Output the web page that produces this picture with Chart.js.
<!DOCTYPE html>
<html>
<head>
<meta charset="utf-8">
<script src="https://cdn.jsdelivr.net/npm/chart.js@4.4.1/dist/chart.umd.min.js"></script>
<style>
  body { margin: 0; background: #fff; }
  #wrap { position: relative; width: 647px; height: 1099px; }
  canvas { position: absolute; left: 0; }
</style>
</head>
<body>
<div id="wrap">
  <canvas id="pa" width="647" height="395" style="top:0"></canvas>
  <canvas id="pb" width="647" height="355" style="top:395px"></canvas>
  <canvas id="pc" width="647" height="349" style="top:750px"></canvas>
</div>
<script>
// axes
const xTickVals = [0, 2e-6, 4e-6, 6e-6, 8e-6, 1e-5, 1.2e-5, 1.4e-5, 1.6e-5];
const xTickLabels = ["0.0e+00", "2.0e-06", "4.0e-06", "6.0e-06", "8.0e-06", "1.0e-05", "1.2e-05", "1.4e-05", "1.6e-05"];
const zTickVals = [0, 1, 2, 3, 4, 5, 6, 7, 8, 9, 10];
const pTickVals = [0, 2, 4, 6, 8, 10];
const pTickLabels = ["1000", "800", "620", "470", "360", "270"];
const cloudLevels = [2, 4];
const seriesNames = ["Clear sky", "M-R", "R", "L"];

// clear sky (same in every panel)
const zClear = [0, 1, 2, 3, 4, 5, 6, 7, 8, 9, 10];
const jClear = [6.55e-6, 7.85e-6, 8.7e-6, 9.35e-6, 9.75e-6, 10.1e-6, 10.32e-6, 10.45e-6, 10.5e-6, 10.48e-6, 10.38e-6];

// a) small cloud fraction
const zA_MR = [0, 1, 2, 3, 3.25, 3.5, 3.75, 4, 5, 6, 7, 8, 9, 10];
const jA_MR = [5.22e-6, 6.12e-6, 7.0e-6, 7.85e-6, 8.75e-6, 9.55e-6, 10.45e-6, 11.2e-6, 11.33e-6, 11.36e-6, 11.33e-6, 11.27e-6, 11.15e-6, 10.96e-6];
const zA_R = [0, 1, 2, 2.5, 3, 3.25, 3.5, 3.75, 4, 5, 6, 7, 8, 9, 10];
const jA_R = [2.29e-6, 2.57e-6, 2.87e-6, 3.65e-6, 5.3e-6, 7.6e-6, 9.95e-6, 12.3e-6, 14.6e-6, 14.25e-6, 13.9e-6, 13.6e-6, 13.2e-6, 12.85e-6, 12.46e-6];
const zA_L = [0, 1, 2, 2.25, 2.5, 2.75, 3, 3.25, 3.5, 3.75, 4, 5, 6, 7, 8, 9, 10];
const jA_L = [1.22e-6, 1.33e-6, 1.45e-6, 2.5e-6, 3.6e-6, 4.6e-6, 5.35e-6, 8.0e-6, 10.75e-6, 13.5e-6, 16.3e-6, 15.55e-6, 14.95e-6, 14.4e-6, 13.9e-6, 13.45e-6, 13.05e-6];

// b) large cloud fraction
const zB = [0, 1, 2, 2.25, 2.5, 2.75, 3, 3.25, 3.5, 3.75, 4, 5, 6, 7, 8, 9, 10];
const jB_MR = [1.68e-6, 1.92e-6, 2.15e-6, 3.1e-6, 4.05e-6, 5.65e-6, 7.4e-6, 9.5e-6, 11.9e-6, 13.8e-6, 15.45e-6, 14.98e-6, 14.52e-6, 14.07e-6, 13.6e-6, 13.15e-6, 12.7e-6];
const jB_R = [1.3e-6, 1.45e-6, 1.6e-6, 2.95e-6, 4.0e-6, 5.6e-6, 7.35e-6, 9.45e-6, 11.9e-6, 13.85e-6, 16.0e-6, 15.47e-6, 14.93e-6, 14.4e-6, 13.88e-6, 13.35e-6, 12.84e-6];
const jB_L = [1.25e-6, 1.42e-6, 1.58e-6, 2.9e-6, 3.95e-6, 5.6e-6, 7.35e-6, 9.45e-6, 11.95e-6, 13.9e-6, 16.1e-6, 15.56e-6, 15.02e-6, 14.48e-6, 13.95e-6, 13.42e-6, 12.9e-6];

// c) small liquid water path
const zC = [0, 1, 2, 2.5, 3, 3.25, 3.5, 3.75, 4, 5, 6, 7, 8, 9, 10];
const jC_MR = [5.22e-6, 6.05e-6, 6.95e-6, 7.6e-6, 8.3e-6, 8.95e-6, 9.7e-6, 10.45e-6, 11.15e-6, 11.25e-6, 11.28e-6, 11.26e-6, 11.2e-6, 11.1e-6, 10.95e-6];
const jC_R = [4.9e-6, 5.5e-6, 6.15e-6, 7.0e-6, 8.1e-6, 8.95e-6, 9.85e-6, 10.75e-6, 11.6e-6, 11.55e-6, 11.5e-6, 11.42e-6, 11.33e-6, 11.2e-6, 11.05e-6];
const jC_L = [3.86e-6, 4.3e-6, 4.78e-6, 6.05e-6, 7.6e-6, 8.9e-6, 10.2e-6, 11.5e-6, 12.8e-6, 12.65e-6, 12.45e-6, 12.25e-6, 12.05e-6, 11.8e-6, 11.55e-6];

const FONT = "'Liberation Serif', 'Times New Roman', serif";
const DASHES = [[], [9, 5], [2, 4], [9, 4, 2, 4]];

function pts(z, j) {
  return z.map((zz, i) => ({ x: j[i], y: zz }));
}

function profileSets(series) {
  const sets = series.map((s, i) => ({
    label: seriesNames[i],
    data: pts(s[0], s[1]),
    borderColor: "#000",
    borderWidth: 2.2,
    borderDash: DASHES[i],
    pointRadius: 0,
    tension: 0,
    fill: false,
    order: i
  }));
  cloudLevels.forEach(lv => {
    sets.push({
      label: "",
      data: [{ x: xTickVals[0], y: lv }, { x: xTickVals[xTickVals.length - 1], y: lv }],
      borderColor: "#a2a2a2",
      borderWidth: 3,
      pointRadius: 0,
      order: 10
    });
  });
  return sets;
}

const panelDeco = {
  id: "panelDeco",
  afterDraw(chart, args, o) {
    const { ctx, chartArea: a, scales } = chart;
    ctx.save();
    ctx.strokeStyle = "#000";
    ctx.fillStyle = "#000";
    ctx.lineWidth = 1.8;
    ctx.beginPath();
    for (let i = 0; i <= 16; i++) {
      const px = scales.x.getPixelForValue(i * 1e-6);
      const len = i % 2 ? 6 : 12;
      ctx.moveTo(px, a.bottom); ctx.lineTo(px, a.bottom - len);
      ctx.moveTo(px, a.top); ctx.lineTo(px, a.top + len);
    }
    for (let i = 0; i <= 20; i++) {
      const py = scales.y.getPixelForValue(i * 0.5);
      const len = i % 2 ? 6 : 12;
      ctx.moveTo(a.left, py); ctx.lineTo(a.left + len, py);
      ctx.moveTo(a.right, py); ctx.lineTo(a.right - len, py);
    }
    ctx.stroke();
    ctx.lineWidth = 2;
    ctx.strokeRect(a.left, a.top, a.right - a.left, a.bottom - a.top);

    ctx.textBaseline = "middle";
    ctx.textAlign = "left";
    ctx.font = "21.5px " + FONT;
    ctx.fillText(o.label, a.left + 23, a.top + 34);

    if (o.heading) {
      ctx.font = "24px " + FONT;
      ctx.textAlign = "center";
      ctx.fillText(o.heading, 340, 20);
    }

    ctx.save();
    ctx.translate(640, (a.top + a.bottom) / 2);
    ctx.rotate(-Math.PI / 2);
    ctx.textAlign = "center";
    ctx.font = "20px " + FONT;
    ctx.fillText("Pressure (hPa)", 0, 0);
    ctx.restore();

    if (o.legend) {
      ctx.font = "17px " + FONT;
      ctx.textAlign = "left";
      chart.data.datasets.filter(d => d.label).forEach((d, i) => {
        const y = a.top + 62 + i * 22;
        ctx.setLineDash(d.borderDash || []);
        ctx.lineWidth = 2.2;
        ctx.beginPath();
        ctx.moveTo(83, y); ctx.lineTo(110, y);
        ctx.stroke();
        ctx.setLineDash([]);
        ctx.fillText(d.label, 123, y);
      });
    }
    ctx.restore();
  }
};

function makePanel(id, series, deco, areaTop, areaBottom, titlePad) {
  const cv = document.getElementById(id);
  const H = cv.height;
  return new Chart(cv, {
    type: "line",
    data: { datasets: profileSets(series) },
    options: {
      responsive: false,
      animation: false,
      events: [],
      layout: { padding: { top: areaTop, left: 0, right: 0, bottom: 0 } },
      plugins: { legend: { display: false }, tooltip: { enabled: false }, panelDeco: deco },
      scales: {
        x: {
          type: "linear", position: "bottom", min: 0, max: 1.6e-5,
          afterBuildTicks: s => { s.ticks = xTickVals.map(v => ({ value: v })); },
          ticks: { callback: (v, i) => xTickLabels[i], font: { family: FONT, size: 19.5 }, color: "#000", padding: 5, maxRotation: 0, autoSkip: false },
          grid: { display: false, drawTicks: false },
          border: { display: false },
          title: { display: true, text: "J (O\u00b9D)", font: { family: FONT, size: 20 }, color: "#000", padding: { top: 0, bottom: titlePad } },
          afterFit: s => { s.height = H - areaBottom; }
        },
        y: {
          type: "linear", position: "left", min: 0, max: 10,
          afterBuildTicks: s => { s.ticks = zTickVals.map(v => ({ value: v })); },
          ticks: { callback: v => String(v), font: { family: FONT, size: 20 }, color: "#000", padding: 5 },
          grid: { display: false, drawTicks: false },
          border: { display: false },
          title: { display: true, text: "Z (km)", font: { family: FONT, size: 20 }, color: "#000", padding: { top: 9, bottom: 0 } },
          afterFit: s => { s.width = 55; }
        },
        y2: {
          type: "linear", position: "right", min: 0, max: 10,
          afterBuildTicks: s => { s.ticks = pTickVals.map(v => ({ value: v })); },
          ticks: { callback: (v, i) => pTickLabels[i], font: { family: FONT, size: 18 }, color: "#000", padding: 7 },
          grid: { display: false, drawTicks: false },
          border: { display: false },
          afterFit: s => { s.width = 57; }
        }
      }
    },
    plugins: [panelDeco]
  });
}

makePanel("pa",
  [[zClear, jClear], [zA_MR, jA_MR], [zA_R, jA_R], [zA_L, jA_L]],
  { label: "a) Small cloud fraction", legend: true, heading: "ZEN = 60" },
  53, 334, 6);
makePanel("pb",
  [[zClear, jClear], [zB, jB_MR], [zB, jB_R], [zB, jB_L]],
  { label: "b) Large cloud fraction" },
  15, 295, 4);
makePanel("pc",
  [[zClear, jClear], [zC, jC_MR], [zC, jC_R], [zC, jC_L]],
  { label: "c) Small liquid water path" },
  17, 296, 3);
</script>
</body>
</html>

********

YOUR OBJECTIVE = Beginning at the top of the data, please return every line until and including the line containing "10.5e-6, 10.48e-6, 10.38e-6];", copied exactly, and nothing past it.

FULL SOLUTION =
Output the web page that produces this picture with Chart.js.
<!DOCTYPE html>
<html>
<head>
<meta charset="utf-8">
<script src="https://cdn.jsdelivr.net/npm/chart.js@4.4.1/dist/chart.umd.min.js"></script>
<style>
  body { margin: 0; background: #fff; }
  #wrap { position: relative; width: 647px; height: 1099px; }
  canvas { position: absolute; left: 0; }
</style>
</head>
<body>
<div id="wrap">
  <canvas id="pa" width="647" height="395" style="top:0"></canvas>
  <canvas id="pb" width="647" height="355" style="top:395px"></canvas>
  <canvas id="pc" width="647" height="349" style="top:750px"></canvas>
</div>
<script>
// axes
const xTickVals = [0, 2e-6, 4e-6, 6e-6, 8e-6, 1e-5, 1.2e-5, 1.4e-5, 1.6e-5];
const xTickLabels = ["0.0e+00", "2.0e-06", "4.0e-06", "6.0e-06", "8.0e-06", "1.0e-05", "1.2e-05", "1.4e-05", "1.6e-05"];
const zTickVals = [0, 1, 2, 3, 4, 5, 6, 7, 8, 9, 10];
const pTickVals = [0, 2, 4, 6, 8, 10];
const pTickLabels = ["1000", "800", "620", "470", "360", "270"];
const cloudLevels = [2, 4];
const seriesNames = ["Clear sky", "M-R", "R", "L"];

// clear sky (same in every panel)
const zClear = [0, 1, 2, 3, 4, 5, 6, 7, 8, 9, 10];
const jClear = [6.55e-6, 7.85e-6, 8.7e-6, 9.35e-6, 9.75e-6, 10.1e-6, 10.32e-6, 10.45e-6, 10.5e-6, 10.48e-6, 10.38e-6];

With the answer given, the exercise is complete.